By Cole Parkinson
With leftover funds from the Alberta Community Resilience Program (ACRP), the Municipal District of Taber is planning to move those funds over to the Horsefly Spillway project. An expected amount of $976,945.75 is leftover, and M.D. administration brought forward the request to council’s regular meeting on Oct. 12.
“The request for decision in front of you is a request to reallocate leftover grant funding through the ACRP program. That was previously allocated to the Township 8 Range 16 project. Now that the project has wrapped up and been completed, there are some remaining unspent grant funds that we are looking to reallocate to the Horsefly Spillway project,” explained CAO Arlos Crofts.
The total cost of the drainage project was $1,635,791.39 which was funded 90 per cent through the ACRP and 10 per cent of MSI Capital funding.
The M.D. had received $2,322,000 from the ACRP grant which leaves $976,945.75. Administration’s report explained that remaining ACRP funds “can be reallocated, upon request, to another ACRP approved project within the municipality. The other ACRP approved project within the M.D. of Taber, although it is a multi-stakeholder regional project, is the Horsefly Emergency Spillway Project.”
“These funds can only be reallocated to already approved ACRP projects,” confirmed Crofts after a question if the funds could go to other projects.
Another question was around if the funds would go towards just the M.D.’s portion of the project or if it would be placed in the total pool of funds, which in result would lower costs for other participating municipalities.
“Are you thinking this will be dumped into the fund to reduce every municipality’s contribution or is it just going to help our municipal contribution?” asked Reeve Merrill Harris.
“That can be pushed forward however council would like to see,” replied Crofts. “I can’t guarantee one outcome over the other, but as I’m CAO of the M.D. of Taber, I think that’s something you should pursue in terms of having it be considered as our contribution to the project. Whether or not we can in the context of the relationship with our partners, that’s kind of a committee item of business to discuss.”
Others expressed the desire to have those funds be a part of the M.D. of Taber’s contribution.
“I would see that as our contribution based on that good management of the project that we dealt with. It makes good sense for it to remain with us. It still gives the opportunity to further expand the project and the fact we have taken the lead on it, we’ve already endured costs that aren’t accounted for,” added Coun. Tamara Miyanaga.
“Is that more than our contribution or what would our contribution be?” asked Coun. Brian Brewin.
Administration explained it would cover the first phase contribution. Crofts also said it would be a good idea to ask other participating municipalities if they had unspent ACRP funding, which in turn would help them. Council inquired as to where the project was currently standing in mid-October.

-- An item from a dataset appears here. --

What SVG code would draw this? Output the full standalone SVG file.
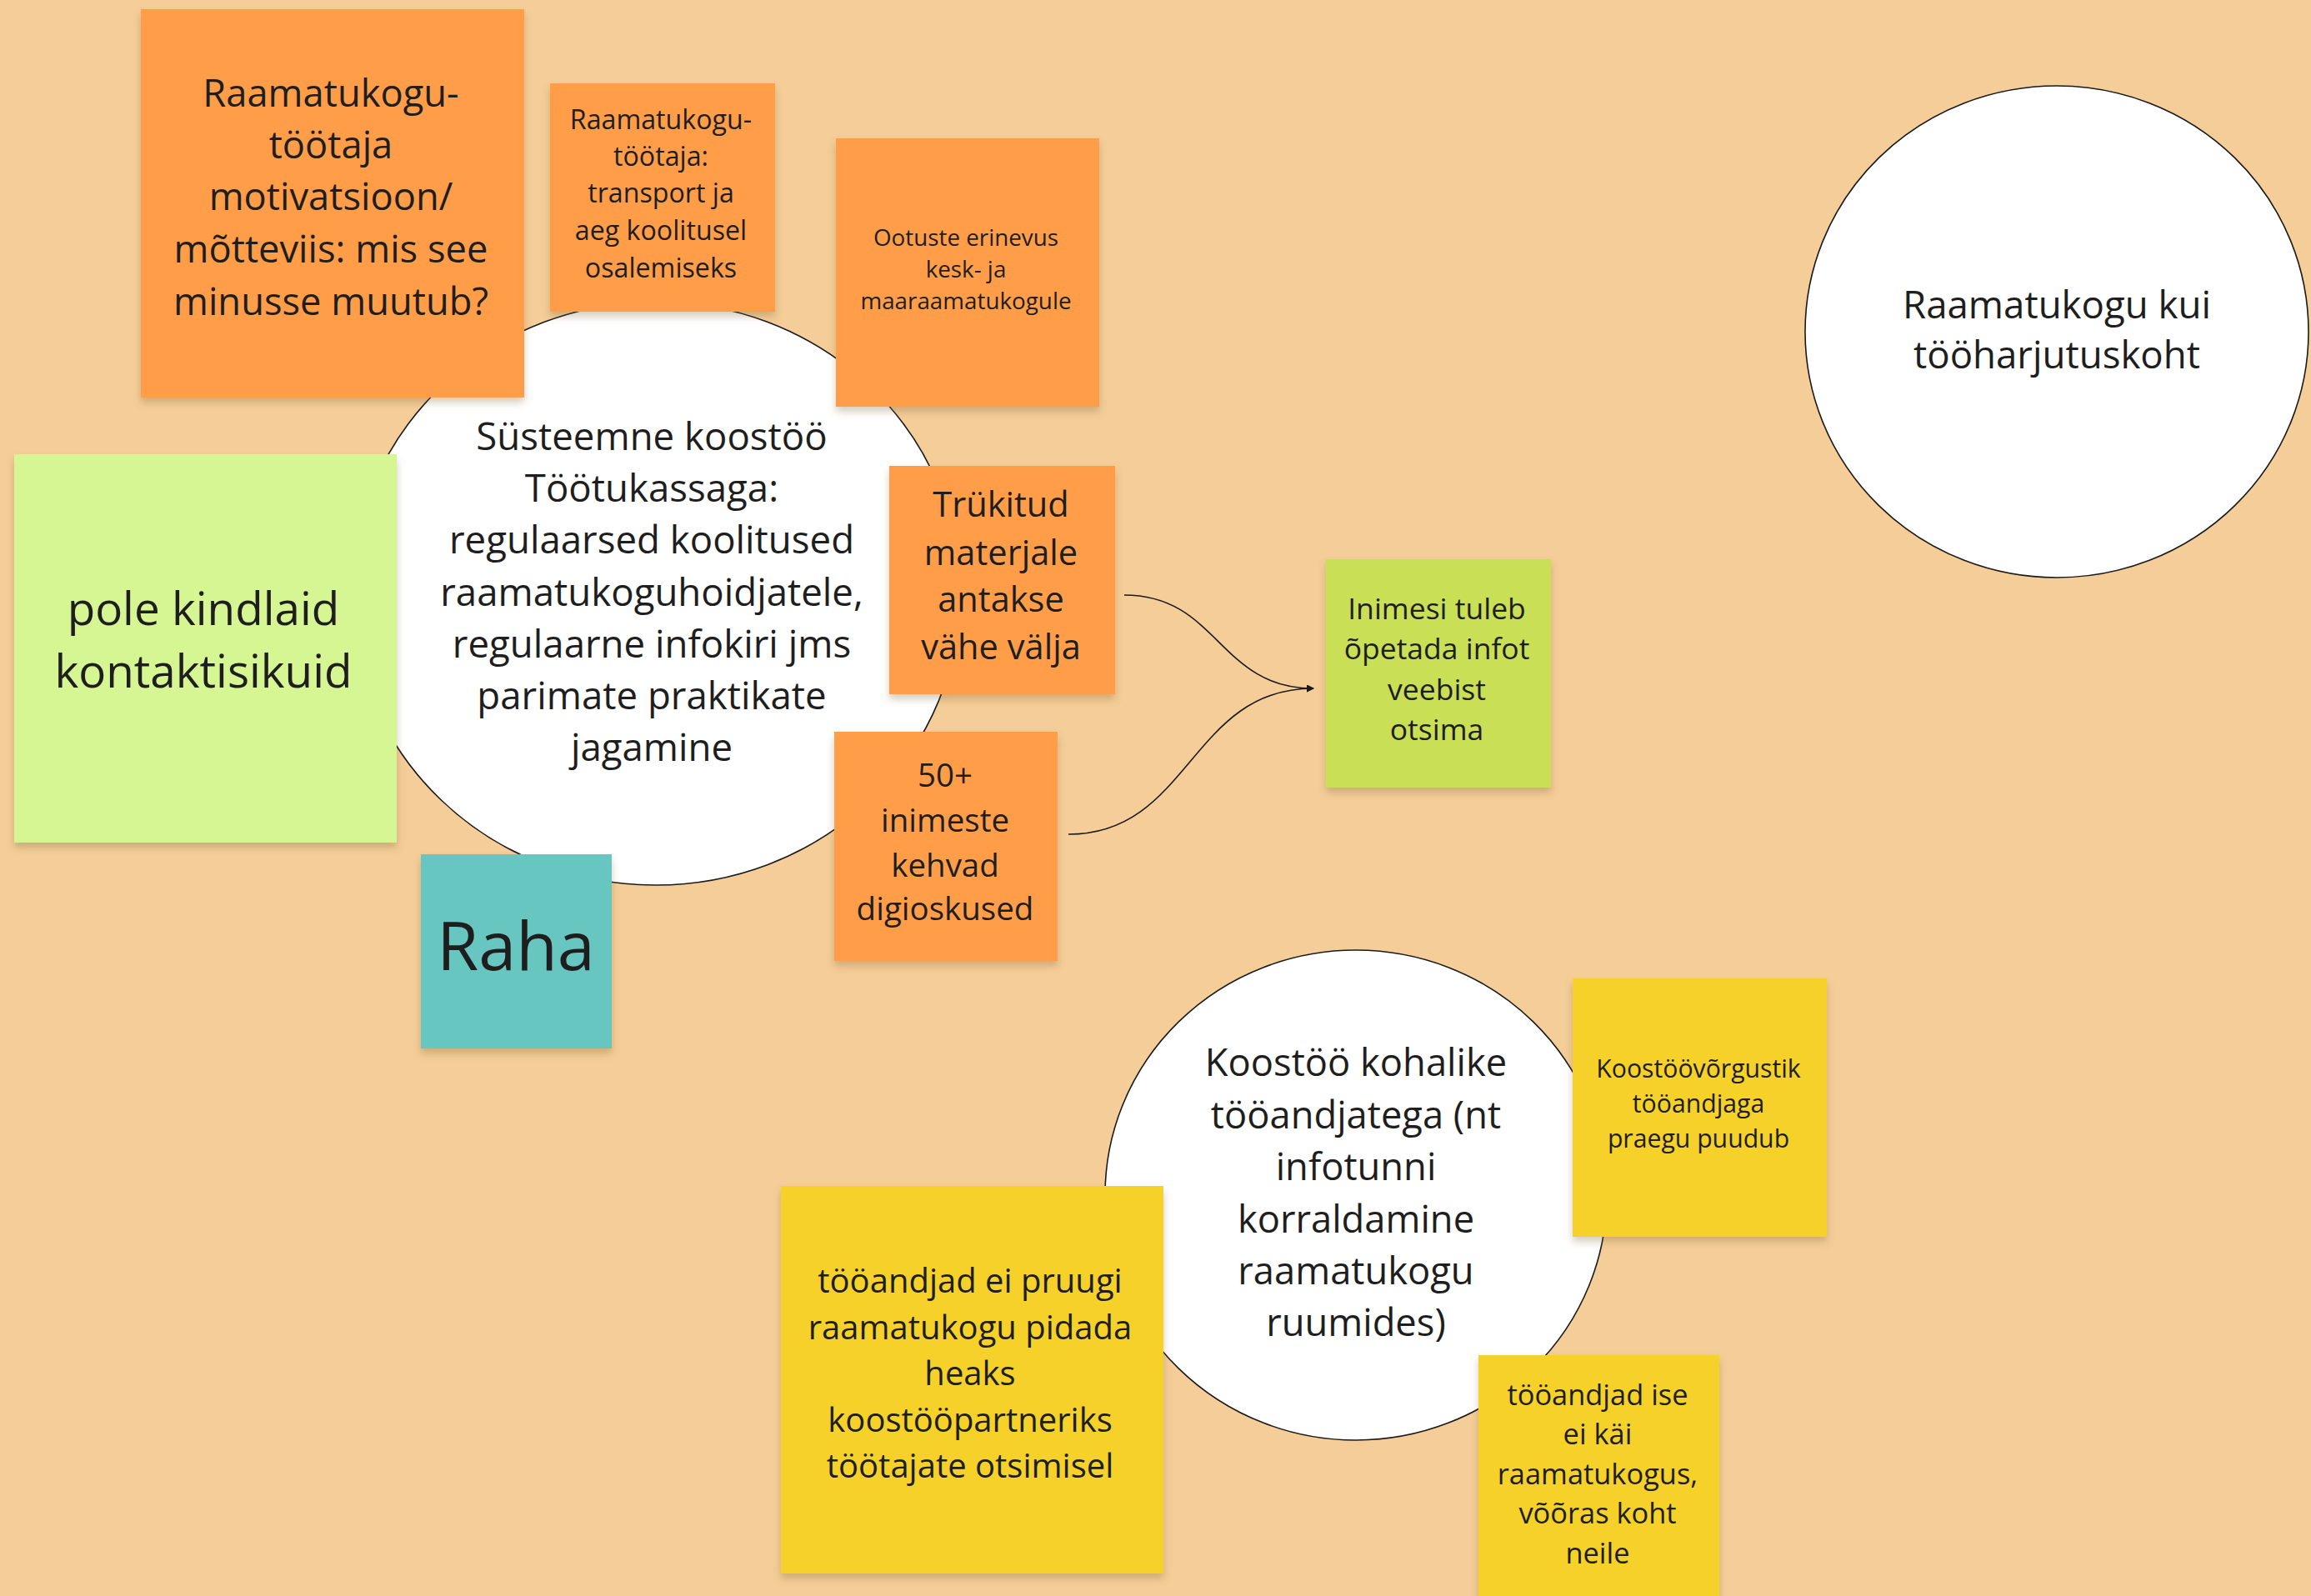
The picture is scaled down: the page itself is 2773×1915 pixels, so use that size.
<svg xmlns="http://www.w3.org/2000/svg" width="2773" height="1915" viewBox="0 0 2773 1915">
<style>
text{font-family:"Open Sans","Noto Sans","Liberation Sans",sans-serif;fill:#1e1e1e;text-anchor:middle}
.circle{fill:#ffffff;stroke:#1a1a1a;stroke-width:1.6}
.orange{fill:#FF9D48}
.lgreen{fill:#D5F692}
.lime{fill:#C9DF56}
.teal{fill:#67C6C0}
.yellow{fill:#F5D12A}
.sticky{filter:url(#shadow)}
.conn{fill:none;stroke:#1a1a1a;stroke-width:1.6}
</style>
<defs>
<filter id="shadow" x="-10%" y="-10%" width="120%" height="125%">
<feDropShadow dx="0" dy="6" stdDeviation="5" flood-color="#7a5a30" flood-opacity="0.3"/>
</filter>
<marker id="arrow" viewBox="0 0 10 10" refX="9" refY="5" markerWidth="9" markerHeight="9" markerUnits="userSpaceOnUse" orient="auto">
<path d="M0,0 L10,5 L0,10 z" fill="#1a1a1a"/>
</marker>
</defs>
<rect x="0" y="0" width="2773" height="1915" fill="#F4CD98"/>

<g id="c-systeemne">
<ellipse class="circle" cx="787" cy="712" rx="365" ry="350"/>
<text font-size="45.6"><tspan x="782" y="540">Süsteemne koostöö</tspan><tspan x="782" y="602">Töötukassaga:</tspan><tspan x="782" y="664">regulaarsed koolitused</tspan><tspan x="782" y="727">raamatukoguhoidjatele,</tspan><tspan x="782" y="789">regulaarne infokiri jms</tspan><tspan x="782" y="851">parimate praktikate</tspan><tspan x="782" y="913">jagamine</tspan></text>
</g>

<g id="c-tooharjutus">
<ellipse class="circle" cx="2468" cy="398" rx="302" ry="295"/>
<text font-size="45.6"><tspan x="2468" y="382">Raamatukogu kui</tspan><tspan x="2468" y="442">tööharjutuskoht</tspan></text>
</g>

<g id="c-koostoo">
<ellipse class="circle" cx="1627" cy="1434" rx="301" ry="294"/>
<text font-size="45.3"><tspan x="1627" y="1291">Koostöö kohalike</tspan><tspan x="1627" y="1354">tööandjatega (nt</tspan><tspan x="1627" y="1416">infotunni</tspan><tspan x="1627" y="1479">korraldamine</tspan><tspan x="1627" y="1541">raamatukogu</tspan><tspan x="1627" y="1603">ruumides)</tspan></text>
</g>

<g id="n-motivatsioon">
<rect class="orange sticky" x="169" y="11" width="460" height="466"/>
<text font-size="45.3"><tspan x="397" y="128">Raamatukogu-</tspan><tspan x="397" y="190">töötaja</tspan><tspan x="397" y="252">motivatsioon/</tspan><tspan x="397" y="315">mõtteviis: mis see</tspan><tspan x="397" y="378">minusse muutub?</tspan></text>
</g>

<g id="n-transport">
<rect class="orange sticky" x="660" y="100" width="270" height="274"/>
<text font-size="32.2"><tspan x="793" y="155">Raamatukogu-</tspan><tspan x="793" y="199">töötaja:</tspan><tspan x="793" y="243">transport ja</tspan><tspan x="793" y="288">aeg koolitusel</tspan><tspan x="793" y="333">osalemiseks</tspan></text>
</g>

<g id="n-ootuste">
<rect class="orange sticky" x="1003" y="166" width="316" height="322"/>
<text font-size="27.8"><tspan x="1159" y="295">Ootuste erinevus</tspan><tspan x="1159" y="333">kesk- ja</tspan><tspan x="1159" y="371">maaraamatukogule</tspan></text>
</g>

<g id="n-pole">
<rect class="lgreen sticky" x="17" y="545" width="459" height="466"/>
<text font-size="54.8"><tspan x="244" y="750">pole kindlaid</tspan><tspan x="244" y="825">kontaktisikuid</tspan></text>
</g>

<g id="n-raha">
<rect class="teal sticky" x="505" y="1025" width="229" height="233"/>
<text font-size="81"><tspan x="619" y="1164">Raha</tspan></text>
</g>

<g id="n-trukitud">
<rect class="orange sticky" x="1067" y="559" width="271" height="274"/>
<text font-size="41.6"><tspan x="1201" y="620">Trükitud</tspan><tspan x="1201" y="678">materjale</tspan><tspan x="1201" y="734">antakse</tspan><tspan x="1201" y="791">vähe välja</tspan></text>
</g>

<g id="n-50">
<rect class="orange sticky" x="1001" y="878" width="268" height="275"/>
<text font-size="38.5"><tspan x="1134" y="944">50+</tspan><tspan x="1134" y="998">inimeste</tspan><tspan x="1134" y="1052">kehvad</tspan><tspan x="1134" y="1104">digioskused</tspan></text>
</g>

<g id="n-inimesi">
<rect class="lime sticky" x="1591" y="671" width="270" height="274"/>
<text font-size="35.5"><tspan x="1724" y="743">Inimesi tuleb</tspan><tspan x="1724" y="791">õpetada infot</tspan><tspan x="1724" y="840">veebist</tspan><tspan x="1724" y="888">otsima</tspan></text>
</g>

<g id="n-vorgustik">
<rect class="yellow sticky" x="1887" y="1174" width="305" height="310"/>
<text font-size="30.2"><tspan x="2038" y="1293">Koostöövõrgustik</tspan><tspan x="2038" y="1335">tööandjaga</tspan><tspan x="2038" y="1377">praegu puudub</tspan></text>
</g>

<g id="n-pruugi">
<rect class="yellow sticky" x="937" y="1423" width="459" height="465"/>
<text font-size="40"><tspan x="1164" y="1551">tööandjad ei pruugi</tspan><tspan x="1164" y="1607">raamatukogu pidada</tspan><tspan x="1164" y="1662">heaks</tspan><tspan x="1164" y="1718">koostööpartneriks</tspan><tspan x="1164" y="1773">töötajate otsimisel</tspan></text>
</g>

<g id="n-ise">
<rect class="yellow sticky" x="1774" y="1626" width="289" height="300"/>
<text font-size="34.4"><tspan x="1917" y="1686">tööandjad ise</tspan><tspan x="1917" y="1733">ei käi</tspan><tspan x="1917" y="1781">raamatukogus,</tspan><tspan x="1917" y="1828">võõras koht</tspan><tspan x="1917" y="1876">neile</tspan></text>
</g>

<g id="connectors">
<path class="conn" d="M1349,714 C1462,714 1462,826 1576,826" marker-end="url(#arrow)"/>
<path class="conn" d="M1282,1001 C1428,1001 1428,826 1576,826" marker-end="url(#arrow)"/>
</g>
</svg>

“Other than the fact they’re progressing along with lots of consultation — they’ve got a fair amount of the environmental work and study done. There are just some First Nations consultations that are progressing along. I would say there are no roadblocks to report there, they’re just progressing along and it takes time to get there,” stated Crofts. “At the same time, they’re continuing on the Phase 1 design and are wrapping up Phase 2 design. In regard to consultations, they were able to pivot and do everything all at once. It may take a little bit longer than anticipated initially, but we only have to do it once this time.”
With rerouting a possibility for the second phase, a question was asked if that would be coming back for discussion.
“I don’t even know if I want to call it a discussion, but very preliminary concepts on paper that in the very near future will spur some discussion, but not quite at that point yet,” responded Crofts.
Another issue regarding the third phase was also brought forward.
“A problem that has been going on for quite a while — since the upgrade of the main canal, SMRID canal back in the 80s — and there’s been a problem at a corner there when they redid that. I’m wondering if that affects municipal infrastructure near the Horsefly Lake Spillway that would dump the water from SMRID main canal into Horsefly Lake?” asked Coun. John Turcato. “When they changed the elevations there on the road, it impacted a corner there that no longer has any drainage. I’m wondering if we need a motion here to discuss that or if staff could look at how we can implement that into the design of phase three.”
Crofts stated he would bring that problem back to staff and the design engineers. As far as a decision on the remaining ACRP grants, council was in favour of putting it forth under their contribution.
“I think the only thing I would add to the recommended (motion) is ‘as our part of the first phase.’ Just to make sure that is clarified that this would be our part. And If it’s more than that, then we’d probably have to give the entire amount,” confirmed Coun. Brian Brewin.
A motion was carried to direct administration to request a reallocation of ACRP funding, from Alberta Environment and Parks in the expected amount of $976,945.75 from the Township 8 Range 16 Regional Project to the Horsefly Emergency Spillway Project under the M.D.’s contribution and, at the next Southern Regional Stormwater Drainage Committee meeting invite participating members and partners to consider a review and reallocation of any other potential unspent ACRP funding of existing projects.